Natale in Barca!


29 dicembre 2013
Festa della sacra famiglia
Sir 3,2-6.12-14 ; Col 3,12-21 ; Mt 2,13-15.19-20
In questa seconda domenica di Natale, Pasqua della settimana, la liturgia ci offre l'immagine della sacra famiglia che scappa in Egitto per sfuggire alla persecuzione del re Erode.
Dobbiamo cancellare dalla nostra mente tutte le favole degli angeli che scortano la famiglia svolazzando attorno all'asinello! Dobbiamo piuttosto tenere sottocchio le pagine dei quotidiani che ci raccontano le storie degli sbarchi a Lampedusa!
Si scappa per fuggire a morte certa e ci si imbarca sapendo che si potrebbe morire. È l'unica certezza di chi intraprende questi viaggi della speranza!
Nessuno abbandonerebbe la propria terra, la propria casa e i propri amici se non fosse l'unico modo per sopravvivere e dare un futuro ai propri figli.
Chi parte per questi viaggi non può che sognare un mondo più buono, più tranquillo per se è per i propri figli. Anche Giuseppe sogna, si mette nelle mani di Dio, senza nessuna certezza per il suo futuro. Probabilmente dei ripensamenti lungo la strada ci sono stati, probabilmente la domanda "ma chi me l'ha fatto fare" é sorta dentro di lui. Solo il sogno di un futuro migliore per il suo bambino e per la sua sposa lo hanno spinto a continuare questo folle viaggio, non certo privo di pericoli, in una terra straniera. 
Quest'oggi il vangelo ci interroga e ci fa venire un po' di brividi. Non é certo facile accettare questa realtà, non é facile accettare un diverso in casa nostra, non é facile accettare che Gesù, Giuseppe e Maria siano su quella barca!

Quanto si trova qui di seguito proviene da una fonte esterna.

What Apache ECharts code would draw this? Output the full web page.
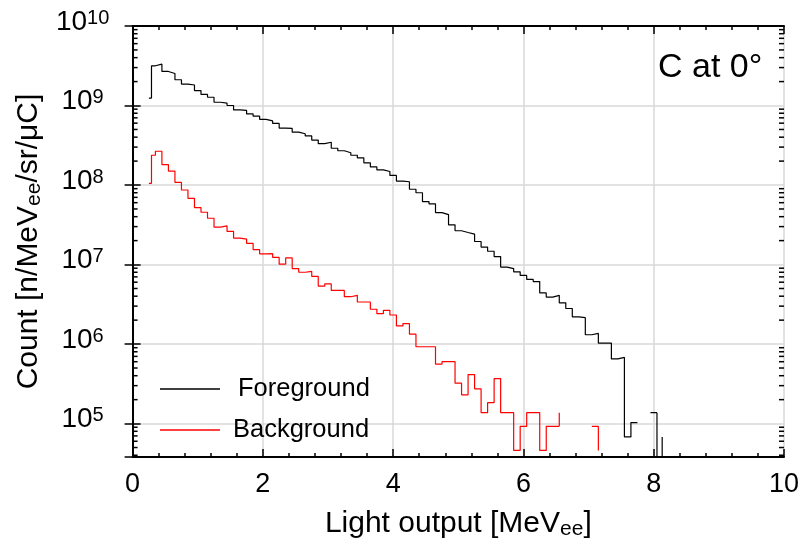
<!DOCTYPE html>
<html><head><meta charset="utf-8">
<script src="https://cdn.jsdelivr.net/npm/echarts@6/dist/echarts.min.js"></script>
<style>html,body{margin:0;padding:0;background:#fff}#c{width:804px;height:549px}</style>
</head><body><div id="c"></div>
<script>
// ---- data (bin edges: two short leading bins, then 0.1 MeVee bins from 0.35) ----
const FONT = '"Liberation Sans", Arial, Helvetica, sans-serif';
const seriesNames = ['Foreground', 'Background'];
const fgValues = [
  1.24e9, 3.16e9,
  3.31e9, 2.68e9, 2.53e9, 2.11e9, 1.86e9, 1.81e9, 1.54e9, 1.38e9, 1.27e9, 1.10e9,
  1.07e9, 1.0e9, 8.8e8, 8.7e8, 7.85e8, 7.35e8, 6.7e8, 6.4e8, 5.96e8, 5.2e8,
  5.15e8, 4.63e8, 4.42e8, 4.15e8, 3.68e8, 3.31e8, 3.45e8, 2.9e8, 2.7e8, 2.55e8,
  2.37e8, 2.2e8, 1.9e8, 1.69e8, 1.55e8, 1.48e8, 1.32e8, 1.12e8, 1.10e8, 8.85e7,
  8.0e7, 6.2e7, 5.8e7, 4.5e7, 4.25e7, 3.16e7, 2.66e7, 2.53e7, 2.41e7, 1.95e7,
  1.66e7, 1.47e7, 1.26e7, 9.3e6, 8.9e6, 8.1e6, 7.3e6, 6.5e6, 6.1e6, 4.4e6,
  3.9e6, 4.1e6, 3.3e6, 2.8e6, 2.2e6, 2.15e6, 1.31e6, 1.36e6, 1.03e6, 1.03e6,
  6.5e5, 6.8e5, 6.8e4, 1.03e5, null, null, 1.37e5
];
const bgValues = [
  1.05e8, 2.37e8,
  2.66e8, 1.81e8, 1.50e8, 1.08e8, 8.66e7, 6.8e7, 5.2e7, 4.55e7, 3.82e7, 2.95e7,
  3.07e7, 2.61e7, 2.15e7, 2.09e7, 1.85e7, 1.54e7, 1.36e7, 1.37e7, 1.23e7, 1.01e7,
  1.21e7, 8.9e6, 8.0e6, 8.2e6, 7.1e6, 5.36e6, 5.7e6, 4.73e6, 4.73e6, 3.94e6,
  4.1e6, 3.38e6, 3.38e6, 2.74e6, 2.41e6, 2.66e6, 2.32e6, 1.69e6, 1.81e6, 1.33e6,
  9.25e5, 9.25e5, 9.25e5, 5.6e5, 6.0e5, 6.0e5, 3.22e5, 2.3e5, 4.13e5, 2.74e5,
  1.37e5, 1.83e5, 3.68e5, 1.37e5, 1.37e5, 4.6e4, 9.25e4, 1.37e5, 1.37e5, 4.6e4,
  9.25e4, 9.25e4, null, null, null, null, null, 9.25e4
];
// isolated vertical pieces at bin edges: [edge, value reached]
const EMPTY = 1e4; // empty bin (drawn below the axis range)
const fgStubs = [[8.05, EMPTY], [8.13, 6.8e4]];
const bgStubs = [[6.55, 1.37e5], [7.15, 4.6e4]];
const yDecades = [5, 6, 7, 8, 9, 10];
const Y_MIN = 38000, Y_MAX = 1e10, X_MIN = 0, X_MAX = 10;

function makeEdges(nBins) {
  const e = [0.25, 0.29];
  for (let i = 0; i < nBins - 1; i++) e.push(+(0.35 + 0.1 * i).toFixed(2));
  return e;
}
function steps(values, stubs) {
  const edges = makeEdges(values.length);
  const pts = [];
  for (let i = 0; i < values.length; i++) {
    const v = values[i];
    if (v == null) { pts.push([edges[i], '-']); continue; }
    pts.push([edges[i], v], [edges[i + 1], v]);
  }
  stubs.forEach(([x, to]) => {
    let from = EMPTY;
    for (let i = 0; i < values.length; i++) {
      if (Math.abs(edges[i + 1] - x) < 1e-6 && values[i] != null) from = values[i];
    }
    pts.push([x, '-'], [x, from], [x, to]);
  });
  return pts;
}
// log minor tick positions (2..9 x decade)
const minorVals = [];
for (let d = 4; d < 10; d++) for (let m = 2; m <= 9; m++) {
  const v = m * Math.pow(10, d);
  if (v > Y_MIN && v < Y_MAX) minorVals.push(v);
}

const chart = echarts.init(document.getElementById('c'), null, {renderer: 'canvas'});
const axisLineStyle = {color: '#000', width: 2};
const tickLine = {color: '#000', width: 1.5};
const titleRich = {
  t: {fontFamily: FONT, fontSize: 30, color: '#000', verticalAlign: 'top', lineHeight: 31},
  s: {fontFamily: FONT, fontSize: 21, color: '#000', verticalAlign: 'bottom', lineHeight: 21, padding: [16, 0, 0, 0]}
};
chart.setOption({
  animation: false,
  backgroundColor: '#fff',
  title: {
    text: 'C at 0°', left: 658, top: 51, padding: 0,
    textStyle: {fontFamily: FONT, fontSize: 34, fontWeight: 'normal', color: '#000'}
  },
  legend: {
    data: seriesNames, orient: 'vertical', left: 155, top: 371, itemGap: 15,
    icon: 'rect', itemWidth: 60, itemHeight: 1.3,
    formatter: n => n === 'Foreground' ? '{f|' + n + '}' : '{b|' + n + '}',
    textStyle: {
      fontFamily: FONT, fontSize: 25.5, color: '#000', lineHeight: 26,
      rich: {f: {fontFamily: FONT, fontSize: 25.5, padding: [0, 0, 0, 13]},
             b: {fontFamily: FONT, fontSize: 25.5, padding: [0, 0, 0, 8]}}
    }
  },
  grid: {left: 125, right: 20, top: 23, bottom: 92},
  xAxis: [{
    type: 'value', min: X_MIN, max: X_MAX, interval: 2,
    name: '{t|Light output [MeV}{s|ee}{t|]}', nameLocation: 'middle', nameGap: 45,
    nameTextStyle: {rich: titleRich},
    axisLine: {lineStyle: axisLineStyle},
    axisTick: {inside: true, length: 8, lineStyle: tickLine},
    minorTick: {show: true, splitNumber: 5, length: 4, lineStyle: tickLine},
    axisLabel: {fontFamily: FONT, fontSize: 27, color: '#000', margin: 14},
    splitLine: {show: true, lineStyle: {color: '#d9d9d9', width: 1.5}}
  }, {
    type: 'value', min: X_MIN, max: X_MAX, interval: 2, position: 'top',
    axisLine: {lineStyle: axisLineStyle},
    axisTick: {inside: true, length: 8, lineStyle: tickLine},
    minorTick: {show: true, splitNumber: 5, length: 4, lineStyle: tickLine},
    axisLabel: {show: false}, splitLine: {show: false}
  }],
  yAxis: [{
    type: 'log', logBase: 10, min: Y_MIN, max: Y_MAX,
    name: '{t|Count [n/MeV}{s|ee}{t|/sr/μC]}', nameLocation: 'middle', nameGap: 86, nameRotate: 90,
    nameTextStyle: {rich: titleRich},
    axisLine: {lineStyle: axisLineStyle},
    axisTick: {inside: true, length: 8, lineStyle: tickLine},
    axisLabel: {
      margin: 50, align: 'center', padding: [0, 0, 8, 0],
      formatter: v => {
        const e = Math.round(Math.log10(v));
        if (Math.abs(Math.log10(v) - e) > 1e-6 || yDecades.indexOf(e) < 0) return '';
        return '{b|10}{s|' + e + '}';
      },
      rich: {
        b: {fontFamily: FONT, fontSize: 28, color: '#000', verticalAlign: 'bottom', lineHeight: 28, padding: [8, 0, 0, 0]},
        s: {fontFamily: FONT, fontSize: 20, color: '#000', verticalAlign: 'top', lineHeight: 20}
      }
    },
    splitLine: {show: true, lineStyle: {color: '#d9d9d9', width: 1.5}}
  }, {
    type: 'log', logBase: 10, min: Y_MIN, max: Y_MAX, position: 'right',
    axisLine: {lineStyle: axisLineStyle},
    axisTick: {inside: true, length: 8, lineStyle: tickLine},
    axisLabel: {show: false}, splitLine: {show: false}
  }],
  series: [{
    name: 'Foreground', type: 'line', data: steps(fgValues, fgStubs),
    showSymbol: false, symbol: 'none', clip: true, connectNulls: false,
    lineStyle: {color: '#000', width: 1.2}, itemStyle: {color: '#000'}, z: 4
  }, {
    name: 'Background', type: 'line', data: steps(bgValues, bgStubs),
    showSymbol: false, symbol: 'none', clip: true, connectNulls: false,
    lineStyle: {color: '#ff0000', width: 1.2}, itemStyle: {color: '#ff0000'}, z: 3
  }]
});
// log minor ticks on left and right frame, placed through the chart's own y scale
const tickEls = [];
minorVals.forEach(v => {
  const l = chart.convertToPixel({xAxisIndex: 0, yAxisIndex: 0}, [X_MIN, v]);
  const r = chart.convertToPixel({xAxisIndex: 0, yAxisIndex: 0}, [X_MAX, v]);
  if (!l || !r) return;
  tickEls.push({type: 'line', silent: true, z: 10,
    shape: {x1: l[0], y1: l[1], x2: l[0] + 5, y2: l[1]}, style: {stroke: '#000', lineWidth: 1.5}});
  tickEls.push({type: 'line', silent: true, z: 10,
    shape: {x1: r[0], y1: r[1], x2: r[0] - 5, y2: r[1]}, style: {stroke: '#000', lineWidth: 1.5}});
});
chart.setOption({graphic: {elements: tickEls}});
</script></body></html>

Ma c'è un secondo stimolo per la riflessione di oggi che nasce dall'accostamento di questo Vangelo alla prima lettura. C'é un esilio che ci é molto più vicino di quanto pensiamo, é l'esilio della solitudine. Quante persone passano le loro giornate in esilio dalle loro famiglie? O perché malate o a causa di vecchie discussioni che si protraggono negli anni e induriscono sempre più il cuore! Penso soprattutto agli anziani o ai malati delle nostre comunità ma penso anche alle famiglie sgretolate o a chi ha perso ogni speranza di vita. Quanti hanno passato il natale da soli, quanti passano le loro giornate da soli! Cosa possiamo fare noi per loro! É davvero così difficile una visita? L'anziano o il malato che vive nella sua solitudine non dovrebbe essere esiliato ma rispettato e onorato, prima come persona e quindi come il detentore di una storia che é la nostra storia. Un tempo l'anziano era il saggio del paese, colui a cui rivolgersi per ottenere preziosi consigli di vita, ora?

Uno dei nostri problemi é che non sogniamo più e di conseguenza la realtà non la vediamo più come qualcosa di passaggio ma come un qualcosa ben radicato in noi stessi, un qualcosa che non ci permette di spiccare il volo verso terre lontane, un qualcosa che ci impedisce di accogliere la diversità dell'altro come un'opportunità di crescita. Non sognare significa appiattirsi in una realtà che sentiamo troppo stretta per noi, significa perdere ogni forza che ci permetterebbe di lottare per crescere sviluppando le nostre singolarità (che é un'altro modo di dire diversità).

Signore Gesù l,illusione di essere comodi e realizzati restando ancorati ad una realtà troppo stretta per noi ci impedisce di sognare, di guardare un po' più in la del muro di cinta di casa nostra. Aiutaci a sognare come Giuseppe, aiutaci a resistere alle difficoltà del quotidiano con uno sguardo lungo e ottimista sulla nostra vita. Aiutaci a prendere quella barca che é la sola certezza per non lasciarci morire nelle mani di quel nemico co une che é la solitudine e la rassegnazione.
Signore Gesù, tu che hai sperimentato gli sguardi intimoriti di chi ti ha incontrato e visto come straniero, insegnaci la compassione, insegnaci a scoprire le storie dei disperati costretti all'esilio, insegnaci a guardare con uno sguardo d'amore quegli esiliati che le nostre comunità hanno abbandonato alla solitudine e alla sofferenza fisica e psicologica.